I started off with an inexpensive, portable 78 rpm record player. I kept the records stored in my bedroom in a very precarious position on an unstable old table. A couple of times, during the night, something would cause it to topple and there would be a late night session of picking up the mess and grieving over the several records that always got broken. I was happy when 45's and then LP's came along and what was left of the old 78's got retired to the attic. About that time, we got a decent piece of furniture which contained a radio and the turntable. A switch allowed us to play either 33, 45 or 78 rpm records. And, yes, I got my share of laughs by playing some records at the wrong speed. Mom wasn't amused.

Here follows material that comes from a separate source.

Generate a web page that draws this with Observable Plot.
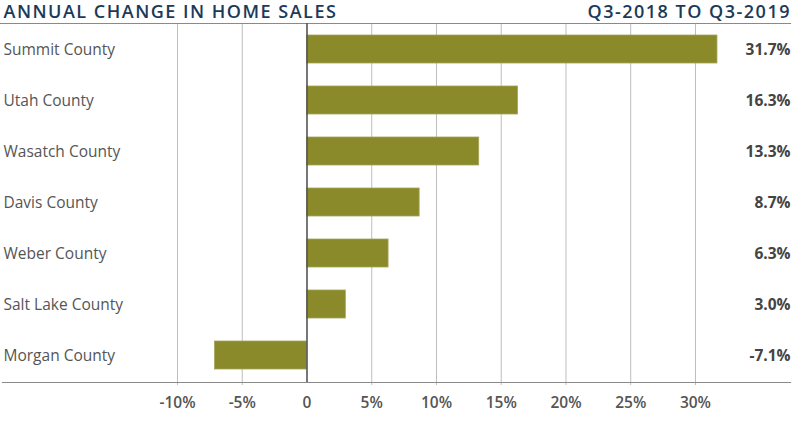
<!DOCTYPE html>
<html>
<head>
<meta charset="utf-8">
<script src="https://cdn.jsdelivr.net/npm/d3@7"></script>
<script src="https://cdn.jsdelivr.net/npm/@observablehq/plot@0.6"></script>
<style>
  html, body { margin: 0; padding: 0; background: #fff; }
  #chart svg { display: block; }
</style>
</head>
<body>
<div id="chart"></div>
<script>
const counties = ["Summit County", "Utah County", "Wasatch County", "Davis County", "Weber County", "Salt Lake County", "Morgan County"];
const changes = [31.7, 16.3, 13.3, 8.7, 6.3, 3.0, -7.1];
const valueLabels = ["31.7%", "16.3%", "13.3%", "8.7%", "6.3%", "3.0%", "-7.1%"];
const tickValues = [-10, -5, 0, 5, 10, 15, 20, 25, 30];
const tickLabels = ["-10%", "-5%", "0", "5%", "10%", "15%", "20%", "25%", "30%"];
const titleLeft = "ANNUAL CHANGE IN HOME SALES";
const titleRight = "Q3-2018 TO Q3-2019";

const data = counties.map((c, i) => ({county: c, value: changes[i], label: valueLabels[i]}));
const ticks = tickValues.map((v, i) => ({v, label: tickLabels[i]}));

const font = "'Open Sans', 'Lato', sans-serif";

const chart = Plot.plot({
  width: 800,
  height: 427,
  marginLeft: 0,
  marginRight: 10,
  marginTop: 23,
  marginBottom: 45,
  style: {fontFamily: font, background: "#fff", overflow: "visible"},
  x: {domain: [-23.67, 37.34], axis: null},
  y: {domain: counties, paddingInner: 0.45, paddingOuter: 0.225, axis: null},
  marks: [
    Plot.ruleX(tickValues.filter(d => d !== 0), {stroke: "#bdbdbd", strokeWidth: 1, insetBottom: -3}),
    Plot.frame({anchor: "top", stroke: "#8a8a8a", strokeWidth: 1.2}),
    Plot.frame({anchor: "bottom", stroke: "#8a8a8a", strokeWidth: 1.2, insetLeft: 2}),
    Plot.barX(data, {y: "county", x: "value", fill: "#8a8a2a", stroke: "#a4a45a", strokeWidth: 0.8}),
    Plot.ruleX([0], {stroke: "#555", strokeWidth: 1.6}),
    Plot.text(data, {y: "county", text: "county", frameAnchor: "left", textAnchor: "start", dx: 3, dy: 1, fontSize: 15.5, fill: "#555"}),
    Plot.text(data, {y: "county", text: "label", frameAnchor: "right", textAnchor: "end", dy: 1, fontSize: 15.5, fontWeight: 700, fill: "#444"}),
    Plot.text(ticks, {x: "v", text: "label", frameAnchor: "bottom", dy: 21, lineAnchor: "middle", fontSize: 15.5, fontWeight: 600, fill: "#555"}),
    Plot.text([titleLeft], {frameAnchor: "top-left", textAnchor: "start", lineAnchor: "middle", dx: 3, dy: -11.5, fontSize: 18, fontWeight: 600, fill: "#1b3a5a"}),
    Plot.text([titleRight], {frameAnchor: "top-right", textAnchor: "end", lineAnchor: "middle", dx: 0.5, dy: -11.5, fontSize: 18, fontWeight: 600, fill: "#1b3a5a"})
  ]
});
// widen the title lettering like the reference
d3.select(chart).selectAll("text").each(function() {
  const t = this.textContent;
  if (t === titleLeft || t === titleRight) {
    this.style.letterSpacing = "1.5px";
  }
});
document.getElementById("chart").appendChild(chart);
</script>
</body>
</html>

Eventually, I built up a large collection of LP albums. Playing them on a succession of inexpensive photographs made them unplayable on a really good phonograph setup. I'd take some over to friend's houses sometimes in later years and got to hear just how damaged they were. So...to this day, I still have a cheap phonograph for playing my old records. They sound fine to me. No snapping, no crackling, no popping. Not much need to play the old records anymore though because almost every large city now has a radio station that plays nothing but oldies...24 hours a day.

David said...

Thanks for your interesting contribution to this topic Art. I bought an old record player a few years ago on Ebay just so I could play my scratchy old 45s. The smell and the sound of the mains hum took me right back.